◆ **Records to process**:
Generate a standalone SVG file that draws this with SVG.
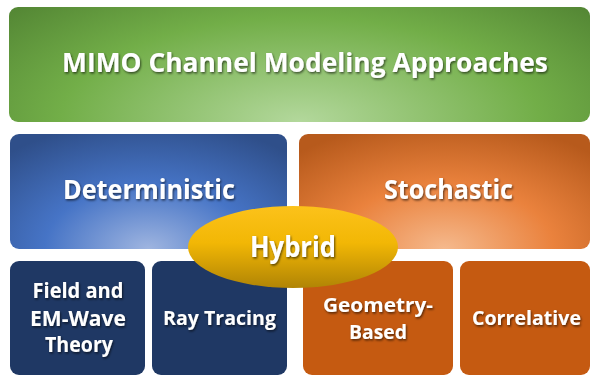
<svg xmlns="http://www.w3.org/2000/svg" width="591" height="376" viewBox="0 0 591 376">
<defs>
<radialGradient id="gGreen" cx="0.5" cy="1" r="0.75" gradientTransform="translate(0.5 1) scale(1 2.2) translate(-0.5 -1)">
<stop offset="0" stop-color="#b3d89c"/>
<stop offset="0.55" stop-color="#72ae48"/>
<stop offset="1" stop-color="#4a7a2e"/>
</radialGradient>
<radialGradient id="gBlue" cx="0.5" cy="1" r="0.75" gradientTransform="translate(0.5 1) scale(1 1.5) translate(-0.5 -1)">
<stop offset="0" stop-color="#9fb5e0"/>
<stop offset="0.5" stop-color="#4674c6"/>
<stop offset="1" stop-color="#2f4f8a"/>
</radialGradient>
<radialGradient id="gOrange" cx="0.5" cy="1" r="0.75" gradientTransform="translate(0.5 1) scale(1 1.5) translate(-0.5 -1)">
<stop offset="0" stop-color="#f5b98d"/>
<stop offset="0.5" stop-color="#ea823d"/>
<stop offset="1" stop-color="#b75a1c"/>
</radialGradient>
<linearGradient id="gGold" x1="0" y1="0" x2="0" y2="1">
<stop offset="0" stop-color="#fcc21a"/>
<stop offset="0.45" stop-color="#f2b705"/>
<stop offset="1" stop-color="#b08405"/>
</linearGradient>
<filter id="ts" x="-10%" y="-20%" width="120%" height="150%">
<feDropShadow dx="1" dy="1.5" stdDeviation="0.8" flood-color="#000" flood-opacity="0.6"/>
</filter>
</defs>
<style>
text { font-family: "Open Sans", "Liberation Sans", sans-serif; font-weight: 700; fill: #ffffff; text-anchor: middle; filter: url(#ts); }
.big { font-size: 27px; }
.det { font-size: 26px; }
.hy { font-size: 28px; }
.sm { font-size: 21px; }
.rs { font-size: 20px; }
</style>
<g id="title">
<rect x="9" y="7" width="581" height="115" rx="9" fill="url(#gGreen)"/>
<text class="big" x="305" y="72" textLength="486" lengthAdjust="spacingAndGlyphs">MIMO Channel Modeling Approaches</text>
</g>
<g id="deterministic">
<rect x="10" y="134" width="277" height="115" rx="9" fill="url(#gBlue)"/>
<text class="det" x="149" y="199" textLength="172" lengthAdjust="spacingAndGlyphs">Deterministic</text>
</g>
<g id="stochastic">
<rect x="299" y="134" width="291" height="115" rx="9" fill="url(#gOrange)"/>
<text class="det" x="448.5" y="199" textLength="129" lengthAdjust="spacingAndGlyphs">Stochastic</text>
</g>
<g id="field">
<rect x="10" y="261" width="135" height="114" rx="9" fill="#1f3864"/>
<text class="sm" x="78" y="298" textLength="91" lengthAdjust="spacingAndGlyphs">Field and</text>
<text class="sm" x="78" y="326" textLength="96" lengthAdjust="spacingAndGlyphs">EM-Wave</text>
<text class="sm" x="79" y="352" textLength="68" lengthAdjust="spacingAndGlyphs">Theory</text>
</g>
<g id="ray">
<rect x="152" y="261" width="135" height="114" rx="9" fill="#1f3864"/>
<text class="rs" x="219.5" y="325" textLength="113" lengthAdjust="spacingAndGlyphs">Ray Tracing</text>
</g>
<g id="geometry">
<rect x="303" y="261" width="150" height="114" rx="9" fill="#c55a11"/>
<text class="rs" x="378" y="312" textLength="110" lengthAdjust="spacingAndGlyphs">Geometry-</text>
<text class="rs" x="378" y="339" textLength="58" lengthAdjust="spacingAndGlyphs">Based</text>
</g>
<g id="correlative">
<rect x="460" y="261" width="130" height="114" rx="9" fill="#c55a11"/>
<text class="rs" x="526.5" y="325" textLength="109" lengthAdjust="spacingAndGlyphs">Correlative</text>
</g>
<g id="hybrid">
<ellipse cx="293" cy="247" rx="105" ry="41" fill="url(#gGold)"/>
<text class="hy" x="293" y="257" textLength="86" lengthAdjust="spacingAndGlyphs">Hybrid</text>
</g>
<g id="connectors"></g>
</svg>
---
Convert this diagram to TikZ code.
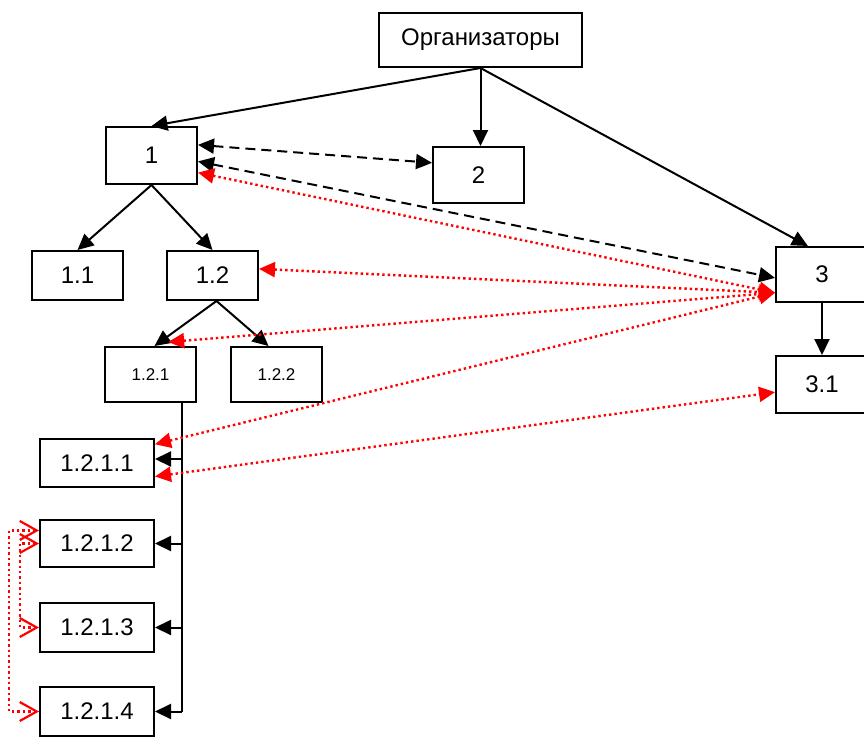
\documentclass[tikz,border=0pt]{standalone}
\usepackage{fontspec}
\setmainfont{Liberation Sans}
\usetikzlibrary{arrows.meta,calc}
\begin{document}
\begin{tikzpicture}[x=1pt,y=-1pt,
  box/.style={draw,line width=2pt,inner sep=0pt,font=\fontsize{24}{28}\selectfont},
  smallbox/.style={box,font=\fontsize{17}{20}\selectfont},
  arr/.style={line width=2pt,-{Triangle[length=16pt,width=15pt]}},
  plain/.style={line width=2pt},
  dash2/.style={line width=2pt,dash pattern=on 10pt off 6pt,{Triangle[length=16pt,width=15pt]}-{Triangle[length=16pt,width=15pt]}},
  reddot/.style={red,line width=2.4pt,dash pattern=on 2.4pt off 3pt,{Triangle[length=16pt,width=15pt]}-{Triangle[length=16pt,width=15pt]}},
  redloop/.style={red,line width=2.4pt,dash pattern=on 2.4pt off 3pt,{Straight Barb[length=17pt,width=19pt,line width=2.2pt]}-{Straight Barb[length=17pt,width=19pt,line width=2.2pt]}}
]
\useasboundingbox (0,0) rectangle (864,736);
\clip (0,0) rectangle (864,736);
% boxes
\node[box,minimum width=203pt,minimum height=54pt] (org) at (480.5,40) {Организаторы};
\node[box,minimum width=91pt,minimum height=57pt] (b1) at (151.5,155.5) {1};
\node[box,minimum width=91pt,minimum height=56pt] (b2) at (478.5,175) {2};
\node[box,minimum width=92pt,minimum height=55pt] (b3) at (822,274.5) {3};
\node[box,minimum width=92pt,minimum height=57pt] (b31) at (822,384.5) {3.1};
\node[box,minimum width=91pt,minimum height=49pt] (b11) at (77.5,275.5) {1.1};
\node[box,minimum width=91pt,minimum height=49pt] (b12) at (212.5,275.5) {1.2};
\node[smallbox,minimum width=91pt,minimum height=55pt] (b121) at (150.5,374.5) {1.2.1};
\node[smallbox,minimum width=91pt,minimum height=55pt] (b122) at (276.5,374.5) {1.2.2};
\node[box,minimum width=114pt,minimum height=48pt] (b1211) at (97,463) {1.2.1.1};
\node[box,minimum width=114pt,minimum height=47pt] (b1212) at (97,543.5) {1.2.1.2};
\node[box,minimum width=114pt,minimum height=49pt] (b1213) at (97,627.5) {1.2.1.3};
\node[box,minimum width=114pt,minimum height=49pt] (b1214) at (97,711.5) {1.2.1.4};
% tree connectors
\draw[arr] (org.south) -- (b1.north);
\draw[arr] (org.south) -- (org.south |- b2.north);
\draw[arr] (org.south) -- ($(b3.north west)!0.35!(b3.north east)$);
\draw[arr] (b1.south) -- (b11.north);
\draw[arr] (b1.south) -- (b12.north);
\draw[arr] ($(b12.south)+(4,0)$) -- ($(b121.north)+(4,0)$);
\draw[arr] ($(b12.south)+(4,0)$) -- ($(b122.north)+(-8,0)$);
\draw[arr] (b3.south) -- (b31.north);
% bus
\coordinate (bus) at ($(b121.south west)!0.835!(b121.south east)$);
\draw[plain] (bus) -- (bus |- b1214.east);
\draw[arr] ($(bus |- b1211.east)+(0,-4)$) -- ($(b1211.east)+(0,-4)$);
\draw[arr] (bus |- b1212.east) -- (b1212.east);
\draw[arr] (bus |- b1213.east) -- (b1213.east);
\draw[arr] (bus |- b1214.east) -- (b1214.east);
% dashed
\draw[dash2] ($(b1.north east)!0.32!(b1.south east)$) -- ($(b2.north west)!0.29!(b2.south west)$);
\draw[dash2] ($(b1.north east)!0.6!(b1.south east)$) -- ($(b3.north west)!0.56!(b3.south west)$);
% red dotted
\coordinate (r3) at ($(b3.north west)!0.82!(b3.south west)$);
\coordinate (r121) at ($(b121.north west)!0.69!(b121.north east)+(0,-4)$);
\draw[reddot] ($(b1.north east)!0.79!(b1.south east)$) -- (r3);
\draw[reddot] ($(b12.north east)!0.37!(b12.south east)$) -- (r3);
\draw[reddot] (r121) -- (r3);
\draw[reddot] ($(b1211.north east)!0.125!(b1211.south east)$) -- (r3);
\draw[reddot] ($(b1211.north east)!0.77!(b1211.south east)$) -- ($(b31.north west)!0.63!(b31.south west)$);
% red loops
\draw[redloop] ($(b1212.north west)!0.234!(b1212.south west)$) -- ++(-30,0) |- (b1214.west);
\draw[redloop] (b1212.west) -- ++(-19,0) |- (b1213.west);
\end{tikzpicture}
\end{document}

◆ **Work to complete**:
Reproduce each line holding the word "this".

◆ **Task output**:
Generate a standalone SVG file that draws this with SVG.
Convert this diagram to TikZ code.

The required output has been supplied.